About “The Trust for Public Land”
In 1980, the Columbia River Gorge faced an existential threat. The I-205 bridge would soon be completed, placing Skamania County’s unzoned and unprotected farmlands — high above the Columbia River, on top of Cape Horn and Mt. Pleasant, and across from Crown Point — within easy commuting distance of downtown Portland. Under Nancy Russell’s leadership, the Trust for Public Land (TPL) acquired important lands prior to passage of the National Scenic Area Act, and played a strategic, post-enactment role in securing iconic Gorge properties for public use.
This lecture will take a behind the scenes look at TPL’s role in protecting so many special places in the Gorge — the Sandy River Delta, Cape Horn, Mt. Pleasant, the Mosier Twin Tunnels, the Rowena Plateau, Lyle Point and Miller Island and considerable Washington State river frontage from Steigerwald Lake to Beacon Rock.

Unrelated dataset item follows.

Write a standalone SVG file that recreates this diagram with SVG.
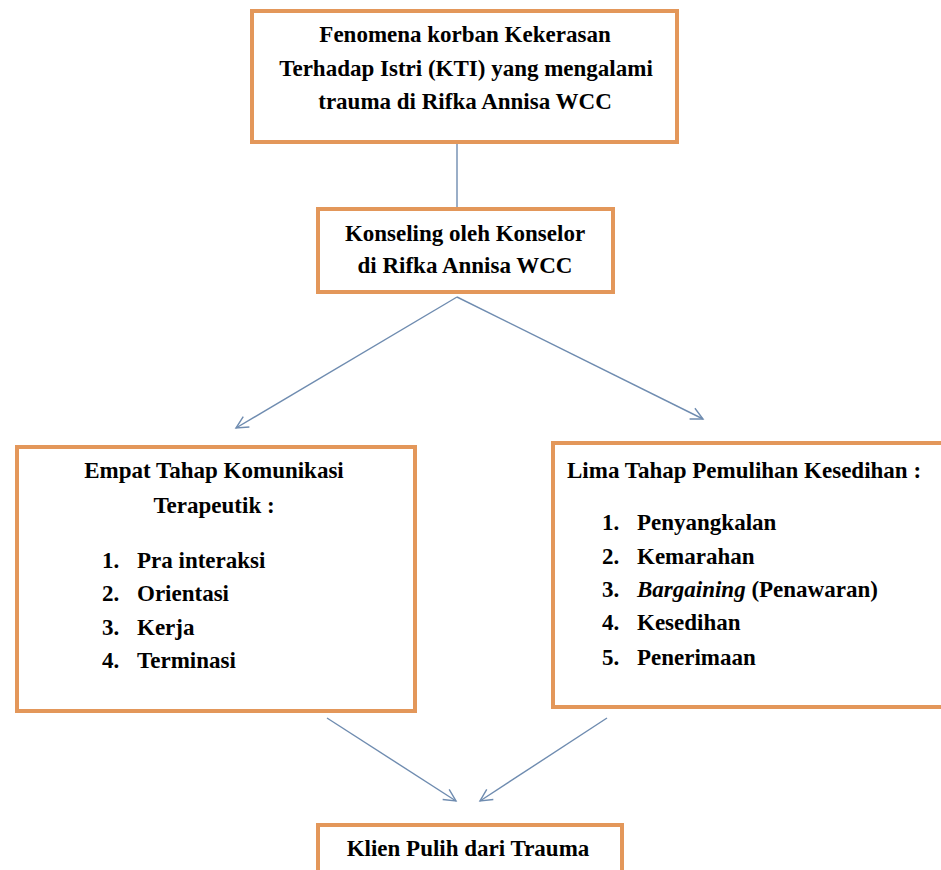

Blair is vice chair of the Columbia River Gorge Commission. He was the executive director of Friends of the Columbia Gorge from 1982 to 1988, during which time he lobbied for and negotiated the terms of the Columbia River Gorge National Scenic Area Act. From 1989 to 2010, Blair founded the Trust for Public Land’s Oregon office, led its Northwest and Midwest regions, started TPL’s national Tribal Lands Program, and headed its national land acquisition work as senior vice president. Blair also helped negotiate land purchases at Cape Horn, Rowena Plateau, Mosier Twin Tunnels, Lyle Point and the return of 10,300 acres of land in northeastern Oregon to the Nez Perce Tribe, which represented the tribe’s first return to Oregon since the Nez Perce War of 1877. He is currently writing a biography of Russell and her work in protecting the Columbia River Gorge.